Here’s the real problem with the concept of “voice”: it depends entirely on the notion of the individual.  Now, you’re thinking, so what? Well, I’ll tell you so what.

The problem with this point of view is that for postmodernists, there is no such thing as the ‘individual’. There are multiple perspectives, multiple points of view, and one person contains all of them, not one single unified identity that creates this mythical ‘voice’.

Think about it; if you were to express yourself in all the identities you maintain, you might feel schizophrenic. What are your separate identities? Do you use a different voice in each role you play in the world? I’ll bet you do.

You don’t use the same voice to speak to your significant other that you use when you talk to your child. Does this mean you are all these different people, or that there are various facets to your ‘personality’? (another vexed term for postmodernists).

So if we contain multitudes, as Walt Whitman presciently put it, then how can we be held to one voice? Where do we get the idea that this one individual identity exists? Well, most recently, from the Modernists and the Romantics before them. We have inherited the notion that the individual reigns supreme.

We have long forgotten the nameless, faceless, seemingly identity-less days of the Medieval period, or the Dark Ages, when an anonymous monk toiled in silence over his book of psalms. And we don’t want to go back to those days, either.
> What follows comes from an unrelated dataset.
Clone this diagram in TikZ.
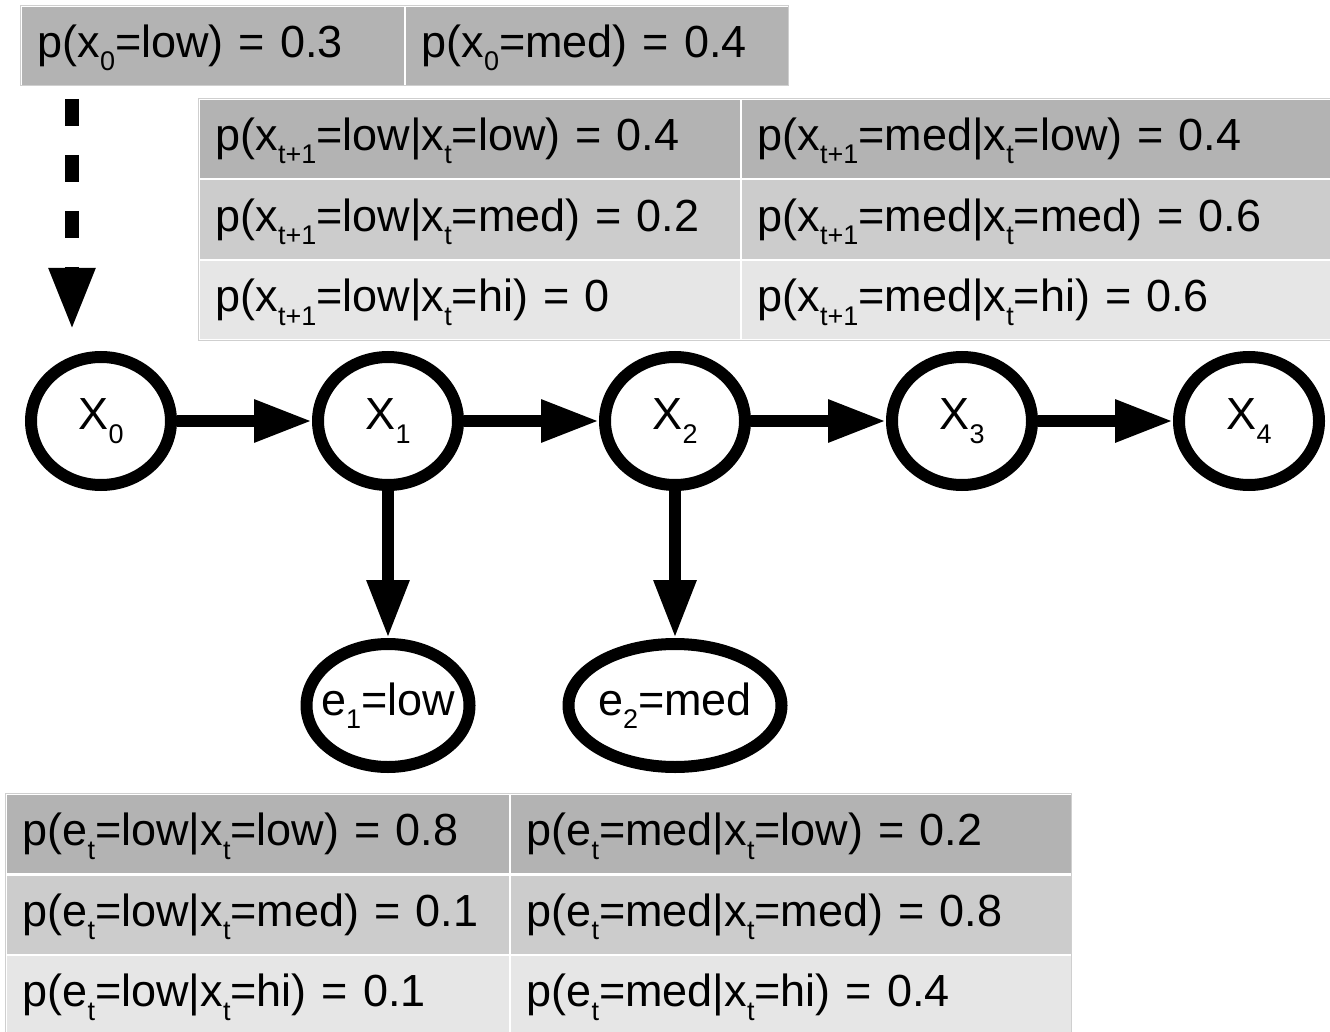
\documentclass[tikz,border=0pt]{standalone}
\usepackage{fontspec}
\setmainfont{Liberation Sans}
\usepackage{graphicx}
\usetikzlibrary{
  shapes.geometric, % Node shape "ellipse"
  arrows.meta,
  positioning,      % Function "of" (e.g. [right=of x0])
  matrix,
}
\newcommand{\lowsub}[1]{\raisebox{-0.3em}{\scalebox{0.6}{#1}}}
\newcommand{\xs}[1]{x\lowsub{#1}}
\newcommand{\es}[1]{e\lowsub{#1}}
\newcommand{\xn}[1]{\makebox[0pt]{X\lowsub{#1}}}
\newcommand{\pr}[2]{\mbox{p(#1) = #2}}
\definecolor{rowA}{HTML}{B3B3B3}
\definecolor{rowB}{HTML}{CCCCCC}
\definecolor{rowC}{HTML}{E6E6E6}
\definecolor{tblline}{HTML}{CFCFCF}
\def\mylw{12pt}
\def\myndist{135pt}
\def\myvdist{147pt}
\tikzset{
  x=1pt,
  y=-1pt,
  font=\fontsize{45}{54}\selectfont,
  >={Triangle[length=58pt,width=40pt]},
  mtrx/.style={
    ampersand replacement=\&
  },
  cell/.style={
    inner xsep=16pt,
    inner ysep=0pt,
    minimum height=78pt,
    text height=34pt,
    text depth=11pt,
    align=left
  },
  tbl/.style={
    mtrx,
    draw=tblline,
    line width=1pt,
    fill=white,
    inner sep=1pt,
    column sep=2pt,
    row sep=2pt,
    anchor=north west,
    nodes={cell}
  },
  ra/.style={fill=rowA},
  rb/.style={fill=rowB},
  rc/.style={fill=rowC},
  var/.style={
    draw,
    ellipse,
    line width=\mylw,
    minimum width=140pt,
    minimum height=128pt,
    inner sep=0pt
  },
  ev/.style={
    var,
    minimum width=163pt,
    minimum height=123pt
  },
  wide/.style={minimum width=213pt},
  prior/.style={
    line width=14pt,
    dash pattern=on 27pt off 29pt,
    -{Triangle[length=62pt,width=43pt]}
  },
  node distance=\myndist
}
\begin{document}
\begin{tikzpicture}
\useasboundingbox (0,0) rectangle (1330,1032);
% prior table
\matrix[tbl,column 1/.style={nodes={text width=350pt}},
  column 2/.style={nodes={text width=350pt}}] (ptab) at (20,5) {
  \node[ra] (p0) {\pr{\xs0=low}{0.3}}; \& \node[ra] (p1) {\pr{\xs0=med}{0.4}}; \\
};
% transition table
\matrix[tbl,column 1/.style={nodes={text width=508pt}},
  column 2/.style={nodes={text width=560pt}}] (ttab) at (198,98) {
  \node[ra] (t00) {\pr{\xs{t+1}=low|\xs t=low}{0.4}}; \& \node[ra] (t01) {\pr{\xs{t+1}=med|\xs t=low}{0.4}}; \\
  \node[rb] (t10) {\pr{\xs{t+1}=low|\xs t=med}{0.2}}; \& \node[rb] (t11) {\pr{\xs{t+1}=med|\xs t=med}{0.6}}; \\
  \node[rc] (t20) {\pr{\xs{t+1}=low|\xs t=hi}{0}}; \& \node[rc] (t21) {\pr{\xs{t+1}=med|\xs t=hi}{0.6}}; \\
};
% sensor table
\matrix[tbl,column 1/.style={nodes={text width=470pt}},
  column 2/.style={nodes={text width=528pt}}] (stab) at (5,793) {
  \node[ra] (s00) {\pr{\es t=low|\xs t=low}{0.8}}; \& \node[ra] (s01) {\pr{\es t=med|\xs t=low}{0.2}}; \\
  \node[rb] (s10) {\pr{\es t=low|\xs t=med}{0.1}}; \& \node[rb] (s11) {\pr{\es t=med|\xs t=med}{0.8}}; \\
  \node[rc] (s20) {\pr{\es t=low|\xs t=hi}{0.1}}; \& \node[rc] (s21) {\pr{\es t=med|\xs t=hi}{0.4}}; \\
};
% chain
\node[var] (x0) at (101,421) {\xn0};
\node[var,right=of x0] (x1) {\xn1};
\node[var,right=of x1] (x2) {\xn2};
\node[var,right=of x2] (x3) {\xn3};
\node[var,right=of x3] (x4) {\xn4};
\node[ev,below=\myvdist of x1] (e1) {\makebox[0pt]{\es1=low}};
\node[ev,wide,below=\myvdist of x2] (e2) {\makebox[0pt]{\es2=med}};
\coordinate (pt) at (72,99);
\coordinate (ph) at (72,330);
\draw[prior] (pt) -- (ph);
\path[->,line width=\mylw]
  (x0) edge (x1)
  (x1) edge (x2) edge (e1)
  (x2) edge (x3) edge (e2)
  (x3) edge (x4);
\end{tikzpicture}
\end{document}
We want authorial rights, and we want them now!

If you spoke in all your various voices that you use during the course of the day, would you sound crazy to yourself? Would you doubt that you have one unified identity? Try thinking this way and see what happens.

Better still, try writing down what each persona you live with would say, and all the different ways you have to say something, thinking specifically of your audience and the context in which you’re likely to say it, and realise that you contain many voices. And that there’s nothing wrong with that.

Sorry I complicated this seemingly uncomplicated subject. I have a habit of doing that.